Highland Dale known as Beauty then

- in the movie "Giant" with Elizabeth Taylor
image fury gypsy colt image fury in king of the wild stallions
image fury in wild is the wind image fury in Black Beauty

"Wild is the Wind" & " The Return of Wildfire" were other movies Fury accomplished. If memory serves me right Fury was in a few "Lassie" TV series playing the role of a wild stallion, as well as possibly "My Friend Flicka" TV series as a spirited black wild stallion. I think Fury was part of the cast of horses in a number of TV western series too. One was the Bonanza TV series the black horse "Adam Cartwright" rode may have been Fury. The name Beauty was used at that time. There has been so many name changes:
Highland Dale, to Beauty, to Gypsy, to Fury depending on what movie was popular at the time that was what he was called. Only Ralph McCutcheon knows for sure.

Fury the big star horse of Hollywood, and one of the smartest loved to be bathed and curried, especially when its hot. Temperatures in California in the summer range 87 - 103 mostly, and dry. The heat from the sandy soil radiates more heat. Fury would take advantage of his breaks between scenes he would roll in the dust. The wrangler crew would be hot too then have to hose Fury down and curry him. Fury enjoyed doing this and appear to laugh at everyone.

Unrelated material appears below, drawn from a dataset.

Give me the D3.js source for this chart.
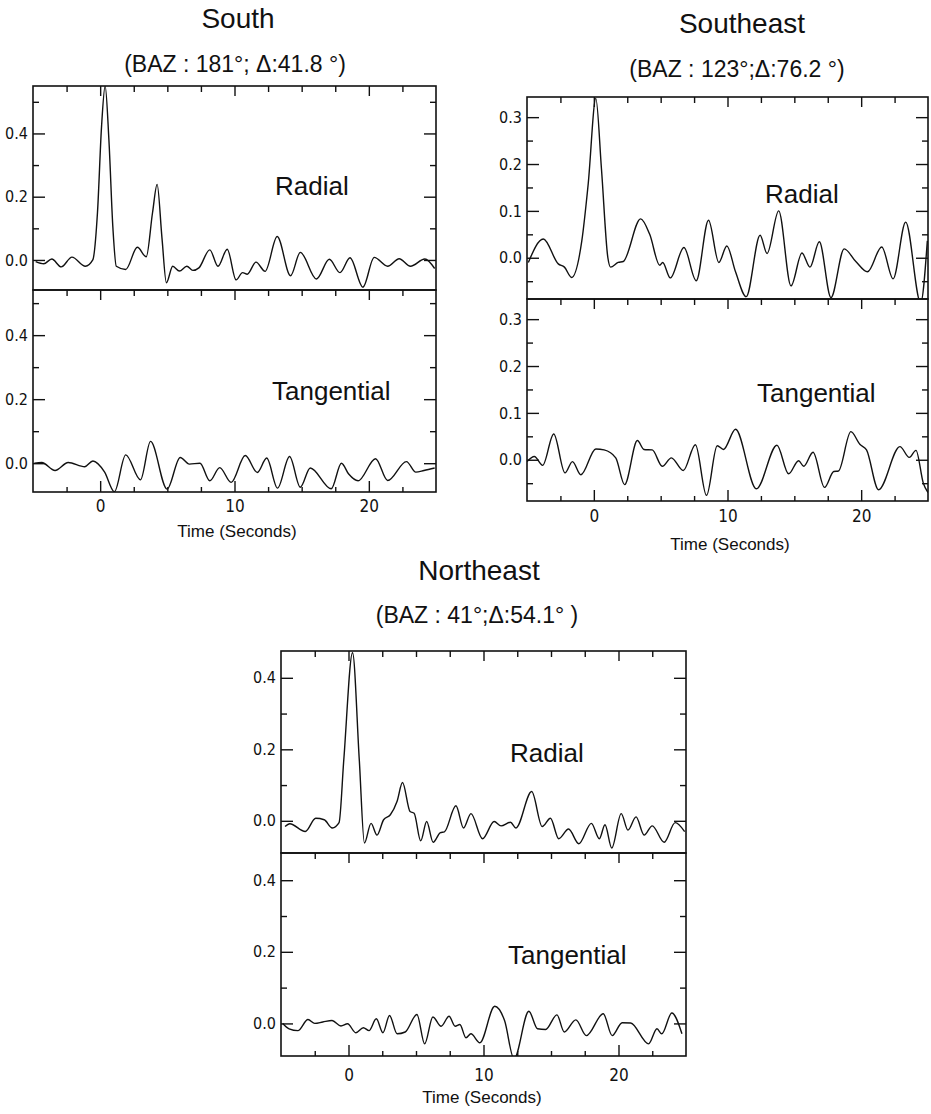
<!DOCTYPE html>
<html><head><meta charset="utf-8">
<script src="https://cdn.jsdelivr.net/npm/d3@7"></script>
<style>
body{margin:0;background:#fff}
svg{display:block}
.tick text{font-family:"Liberation Sans Narrow","DejaVu Sans Condensed","Liberation Sans",sans-serif;fill:#111}
.ttl{font-family:"Liberation Sans",Arial,sans-serif;fill:#111}
</style></head><body>
<svg id="c" width="931" height="1114"></svg>
<script>
// ---------- data ----------
const timeDomain = [-5, 25];
const xLabelTicks = [0, 10, 20];
const xMinorTicks = [-2.5, 2.5, 5, 7.5, 12.5, 15, 17.5, 22.5];

const southRadialTime = [-4.8,-4.2,-3.6,-2.9,-2.1,-1.1,-0.55,-0.2,0.1,0.37,0.65,0.95,1.2,1.9,2.77,3.43,3.9,4.24,4.6,4.93,5.4,5.9,6.45,6.9,7.35,8.16,8.77,9.46,10.12,10.6,10.95,11.6,12.28,13.18,14.17,14.9,16.1,17.06,17.85,18.6,19.56,20.4,21.4,22.26,23.1,24.17,24.9];
const southRadialAmp  = [-0.005,-0.012,0.003,-0.022,0.009,-0.02,0.0,0.15,0.42,0.55,0.38,0.1,-0.02,-0.03,0.04,0.01,0.15,0.239,0.07,-0.072,-0.02,-0.035,-0.02,-0.033,-0.025,0.032,-0.02,0.034,-0.063,-0.04,-0.045,-0.007,-0.036,0.074,-0.05,0.024,-0.06,0.002,-0.04,0.007,-0.086,0.008,-0.02,0.004,-0.02,0.003,-0.027];

const southTangTime = [-4.9,-4.35,-3.36,-2.38,-1.15,-0.54,0.32,1.06,1.9,3.0,3.75,4.98,5.96,6.64,7.43,8.16,8.9,9.75,10.8,11.7,12.4,13.2,14.1,14.9,15.64,17.2,17.96,18.5,19.2,20.5,21.4,22.8,23.5,24.1,24.9];
const southTangAmp  = [0.0,0.002,-0.023,0.002,-0.011,0.007,-0.027,-0.089,0.026,-0.052,0.068,-0.081,0.018,-0.003,0.0,-0.055,-0.014,-0.06,0.024,-0.029,0.016,-0.078,0.021,-0.075,-0.015,-0.08,0.0,-0.034,-0.055,0.014,-0.054,0.005,-0.028,-0.023,-0.015];

const southeastRadialTime = [-4.9,-3.78,-2.66,-2.2,-1.66,-0.9,-0.42,0.15,0.57,1.05,1.25,1.82,2.2,3.5,4.18,4.93,5.15,5.72,6.74,7.66,8.58,9.35,9.95,10.6,11.4,12.44,12.96,13.83,14.75,15.57,16.17,16.87,17.74,18.73,19.6,20.47,21.54,22.39,23.33,24.45,24.95];
const southeastRadialAmp  = [-0.01,0.04,-0.013,-0.02,-0.042,0.036,0.158,0.34,0.19,0.0,-0.02,-0.01,-0.008,0.083,0.05,-0.016,-0.01,-0.043,0.022,-0.049,0.08,-0.01,0.025,-0.03,-0.083,0.048,0.009,0.1,-0.06,0.01,-0.02,0.034,-0.085,0.019,-0.008,-0.03,0.023,-0.045,0.076,-0.096,0.036];

const southeastTangTime = [-5.0,-4.45,-3.83,-3.0,-2.16,-1.6,-0.97,0.15,0.77,1.64,2.3,3.26,3.75,4.37,5.12,5.8,6.69,7.6,8.43,9.23,9.7,10.6,12.16,13.7,14.57,15.32,15.7,16.4,17.26,17.95,18.3,19.23,19.9,20.4,21.3,22.9,23.6,24.1,24.65,25.0];
const southeastTangAmp  = [-0.004,0.007,-0.012,0.055,-0.028,-0.004,-0.032,0.023,0.021,0.004,-0.053,0.041,0.022,0.021,-0.014,0.004,-0.023,0.032,-0.076,0.03,0.022,0.065,-0.062,0.031,-0.03,-0.002,-0.014,0.016,-0.059,-0.025,-0.024,0.06,0.033,0.021,-0.064,0.028,0.005,0.02,-0.05,-0.07];

const northeastRadialTime = [-4.7,-4.35,-3.2,-2.43,-1.8,-1.2,-0.7,-0.35,0.3,0.8,1.18,1.67,2.11,2.6,3.1,3.6,4.0,4.56,4.86,5.35,5.79,6.27,6.81,7.1,7.96,8.52,9.07,9.93,10.79,11.3,12.0,12.4,13.57,14.35,14.96,15.57,16.3,17.06,17.99,18.58,19.0,19.5,20.2,20.7,21.3,21.9,22.5,23.38,24.2,24.9];
const northeastRadialAmp  = [-0.016,-0.008,-0.03,0.007,0.003,-0.02,-0.005,0.17,0.47,0.17,-0.062,-0.007,-0.04,0.003,0.017,0.055,0.107,0.026,0.021,-0.056,-0.002,-0.06,-0.033,-0.031,0.042,-0.02,0.02,-0.05,-0.002,-0.014,-0.004,-0.02,0.082,-0.016,0.007,-0.05,-0.023,-0.064,-0.007,-0.05,-0.011,-0.076,0.02,-0.026,0.011,-0.04,-0.014,-0.06,-0.005,-0.03];

const northeastTangTime = [-4.87,-4.4,-3.75,-3.0,-2.5,-1.9,-1.22,-0.56,-0.07,0.54,1.1,1.52,2.06,2.55,3.04,3.6,4.2,5.07,5.64,6.25,6.86,7.45,7.9,8.25,8.7,9.07,9.73,10.83,11.56,12.26,13.36,14.0,14.6,15.44,15.98,16.84,17.62,18.87,19.53,20.27,20.9,22.23,22.85,23.2,23.95,24.7];
const northeastTangAmp  = [0.0,-0.015,-0.02,0.011,0.0,0.004,0.008,-0.007,-0.001,-0.026,-0.012,-0.02,0.013,-0.026,0.022,-0.029,-0.024,0.025,-0.057,0.018,-0.008,0.02,-0.008,-0.003,-0.04,-0.029,-0.054,0.048,0.008,-0.099,0.034,-0.015,-0.017,0.024,-0.024,0.01,-0.034,0.027,-0.034,0.002,0.001,-0.057,-0.015,-0.029,0.029,-0.029];

const titles = ["South", "Southeast", "Northeast"];
const subtitles = ["(BAZ : 181°; Δ:41.8 °)", "(BAZ : 123°;Δ:76.2 °)", "(BAZ : 41°;Δ:54.1° )"];
const componentLabels = ["Radial", "Tangential"];
const xAxisTitle = "Time (Seconds)";

// ---------- layout ----------
const panels = [
  {title:0, tX:238, tY:28, sX:235, sY:72, left:33, right:436, top:86, mid:290, bottom:492,
   yR:[-0.095,0.55], yT:[-0.09,0.541], yLab:[0,0.2,0.4], yMin:[0.1,0.3,0.5],
   R:[southRadialTime,southRadialAmp], T:[southTangTime,southTangAmp],
   labR:[275,195], labT:[272,400], xLabDy:21, timeX:237, timeY:537},
  {title:1, tX:742, tY:33, sX:737, sY:77, left:527, right:928, top:97, mid:299, bottom:501,
   yR:[-0.088,0.343], yT:[-0.088,0.343], yLab:[0,0.1,0.2,0.3], yMin:[-0.05,0.05,0.15,0.25],
   R:[southeastRadialTime,southeastRadialAmp], T:[southeastTangTime,southeastTangAmp],
   labR:[765,203], labT:[757,402], xLabDy:22, timeX:730, timeY:550},
  {title:2, tX:479, tY:580, sX:477, sY:623, left:281, right:686, top:651, mid:853, bottom:1056,
   yR:[-0.09,0.475], yT:[-0.091,0.476], yLab:[0,0.2,0.4], yMin:[0.1,0.3],
   R:[northeastRadialTime,northeastRadialAmp], T:[northeastTangTime,northeastTangAmp],
   labR:[510,762], labT:[508,964], xLabDy:26, timeX:482, timeY:1103}
];

const svg = d3.select("#c");
const ink = "#111";
const fmt = d3.format(".1f");

function clean(g){
  g.select(".domain").remove();
  g.attr("font-family", null).attr("font-size", null);
  g.selectAll(".tick line").attr("stroke", ink).attr("stroke-width", 1.4);
}

panels.forEach((p, pi) => {
  const x = d3.scaleLinear().domain(timeDomain).range([p.left, p.right]);
  svg.append("text").attr("class","ttl").attr("x",p.tX).attr("y",p.tY)
     .attr("text-anchor","middle").attr("font-size",28).text(titles[p.title]);
  svg.append("text").attr("class","ttl").attr("x",p.sX).attr("y",p.sY)
     .attr("text-anchor","middle").attr("font-size",23).text(subtitles[p.title]);

  const subs = [
    {top:p.top, bottom:p.mid, dom:p.yR, data:p.R, lab:p.labR, name:componentLabels[0], last:false},
    {top:p.mid, bottom:p.bottom, dom:p.yT, data:p.T, lab:p.labT, name:componentLabels[1], last:true}
  ];
  subs.forEach((s, si) => {
    const y = d3.scaleLinear().domain(s.dom).range([s.bottom, s.top]);
    const id = `clip${pi}_${si}`;
    svg.append("clipPath").attr("id", id).append("rect")
       .attr("x", p.left).attr("y", s.top).attr("width", p.right - p.left).attr("height", s.bottom - s.top);

    // x ticks on the top edge (inward)
    svg.append("g").attr("transform",`translate(0,${s.top})`)
       .call(d3.axisTop(x).tickValues(xMinorTicks).tickSize(-6).tickFormat("")).call(clean);
    svg.append("g").attr("transform",`translate(0,${s.top})`)
       .call(d3.axisTop(x).tickValues(xLabelTicks).tickSize(-10).tickFormat("")).call(clean);
    if (s.last) {
      svg.append("g").attr("transform",`translate(0,${s.bottom})`)
         .call(d3.axisBottom(x).tickValues(xMinorTicks).tickSize(-5).tickFormat("")).call(clean);
      const gb = svg.append("g").attr("transform",`translate(0,${s.bottom})`)
         .call(d3.axisBottom(x).tickValues(xLabelTicks).tickSize(-11).tickPadding(p.xLabDy - 13).tickFormat(d3.format("d")))
         .call(clean);
      gb.selectAll("text").attr("font-size", 17).attr("dy", "0.71em");
    }
    // y ticks left (labels) and right
    svg.append("g").attr("transform",`translate(${p.left},0)`)
       .call(d3.axisLeft(y).tickValues(p.yMin).tickSize(-6).tickFormat("")).call(clean);
    const gl = svg.append("g").attr("transform",`translate(${p.left},0)`)
       .call(d3.axisLeft(y).tickValues(p.yLab).tickSize(-12).tickPadding(5).tickFormat(fmt)).call(clean);
    gl.selectAll("text").attr("font-size", 16);
    svg.append("g").attr("transform",`translate(${p.right},0)`)
       .call(d3.axisRight(y).tickValues(p.yMin).tickSize(-6).tickFormat("")).call(clean);
    svg.append("g").attr("transform",`translate(${p.right},0)`)
       .call(d3.axisRight(y).tickValues(p.yLab).tickSize(-12).tickFormat("")).call(clean);

    // frame
    svg.append("rect").attr("x",p.left).attr("y",s.top).attr("width",p.right-p.left).attr("height",s.bottom-s.top)
       .attr("fill","none").attr("stroke",ink).attr("stroke-width",1.6);

    // trace
    const pts = d3.zip(s.data[0], s.data[1]);
    svg.append("path").datum(pts).attr("clip-path",`url(#${id})`)
       .attr("fill","none").attr("stroke",ink).attr("stroke-width",1.4).attr("stroke-linejoin","round")
       .attr("d", d3.line().x(d=>x(d[0])).y(d=>y(d[1])).curve(d3.curveMonotoneX));

    svg.append("text").attr("class","ttl").attr("x",s.lab[0]).attr("y",s.lab[1])
       .attr("font-size",26).text(s.name);
  });
  svg.append("text").attr("class","ttl").attr("x",p.timeX).attr("y",p.timeY)
     .attr("text-anchor","middle").attr("font-size",17).text(xAxisTitle);
});
</script>
</body></html>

Fury won Patsy Awards, they are given to the animals as Oscars are to people. In 1958 for the movie "Wild is the Wind", he was 2nd place winner. Another in 1955 for "Gypsy Colt" as 1st place, then was 3rd place for the "Fury" series in 1960 & 1961.

Note: Loretta knew the movie horses, trainers & owners.

Comments & Info from:
May 1998
Loretta Kemsley

I noted you listed Fury as a possible horse in the Bonanza series for Adam Cartright's horse. Alas, it was not Fury, but a horse owned by Fat Jones, who owned the Fat Jones Movie Stable in North Hollywood, California. Fat owned all of the Bonanza horses, plus several others who were cast horses, such as the National Velvet horses and Black Diamond, who looked very similar to Fury but was trained by Les Hilton. I was fortunate to live directly across the street from Les and learned from him about horse training. Black Diamond was used as a wild stallion in many movie roles. He also was not the black horse Pernell Roberts rode, whose name escapes me for the moment. Hollywood had a love affair with black horses. Lassie also lived down the street from us, as did a circus and another carnival. My father owned a carnival and a set of pony tracks. His ponies were used in many of the movies and televison series. Another black horse I remember belonged to the Hudkins Bros. Movie Stables. He was paired with a white stallion and the duo were usually the "wild stallions" used in the horse fight scenes. There were several movies stables in the San Fernando Valley then which were located on Parthenia in Panorama City, California.
Fury lived in a shed row barn, with only three stalls and a tack room in it. The only other occupant of that barn was King Cotton, who was right next door to Fury. If my memory serves, Ralph kept the area in front of the barn roped off to a distance of about twenty feet. When I asked why, I was told it was because Fury was so mean. However, looking back, I don't believe this. I never saw any meanness on Fury's part and I think it was a convenient lie which kept people from bothering him while he rested. Fury suffered from heaves for most of his life. This is a disease similiar to asthema, and the name comes from the heaving action of the rib cage as the horse struggles for breath. It is triggered by dusty hay, so Fury's hay was always wet when he ate. This was before hay pellets were invented. These pellets were a real boon for horses with heaves, since the dust was decreased considerably.